Труден первый шаг к сотрудничеству, когда Луначарский и его комиссариат были притчей во языцех, и не хотелось, чтобы тех, кто его сделал, заподозрили в подобострастии или, что совсем недопустимо, в корысти. От Луначарского в то время обычно ждали не “вечной правды”, а рассказа о том, как будут финансироваться театры, — но не напишешь же об этом прямо в письме. В данных условиях “приподнятый” язык оказывался самым подходящим. Не поступаясь своими идеалами, говорящие на нем все же совершали трудноуловимую передвижку к сочному, почти “горьковскому” языку Луначарского, который также остерегался в первые после-революционные месяцы делать акцент на политической (и тем более партийной) актуальности искусства. В силу своей типичности такой язык не выглядел как нечто, специально подготовленное для сокрытия “соглашательства”, — многие интеллигенты искренне считали, что именно такими риторическими оборотами и допустимо единственно выражать свои чувства, коль дело касается “вечных ценностей”.
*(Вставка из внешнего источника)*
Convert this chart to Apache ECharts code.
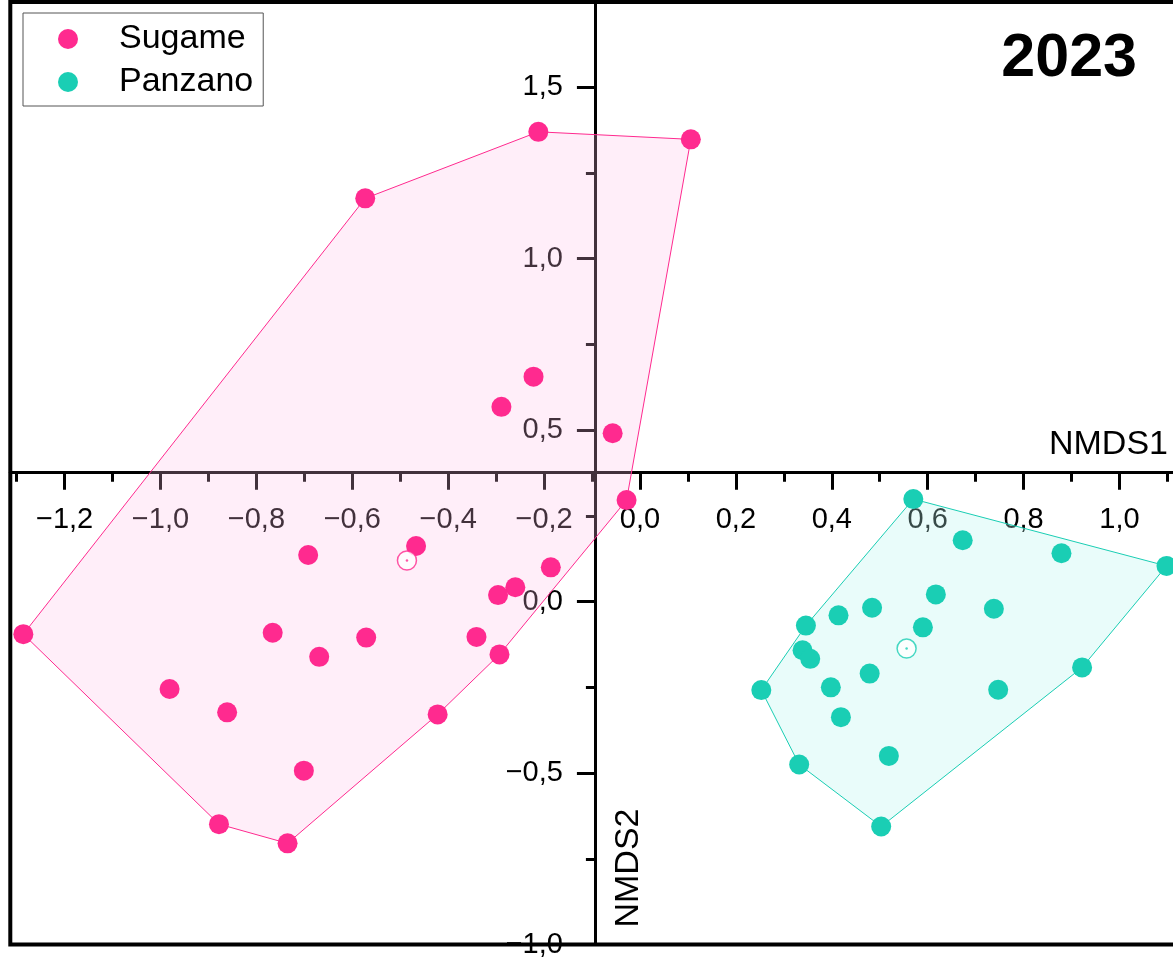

Примечательна следующая фраза из этого письма: “Нам также дорого сохранить все достижения нации, не всегда понятные и интересные народной массе в ее молодом развитии”47. Здесь дважды извиняются: за себя, потому что не могли стать понятными и интересными, и за народную массу — ее вкусы тут не столько порицаются, сколько оправдываются “молодым развитием”. Привычная для интеллигента забота о спасении культуры, не могущая бросить и тени сомнения на тех, кто ее проявляет, в сопровождении этих оговорок приобретает особый смысл — в свете обещаний Наркомпроса вымести все ветхое и давно отжившее из театра. Тут декларация как-то незаметно переходит в прошение, в котором передана не только униженность людей, принимающих вину на себя с целью быстрее заслужить прощение, но и их готовность воспринять чужую “правду” и даже самим, еще без явственного намека властей, оправдать ее.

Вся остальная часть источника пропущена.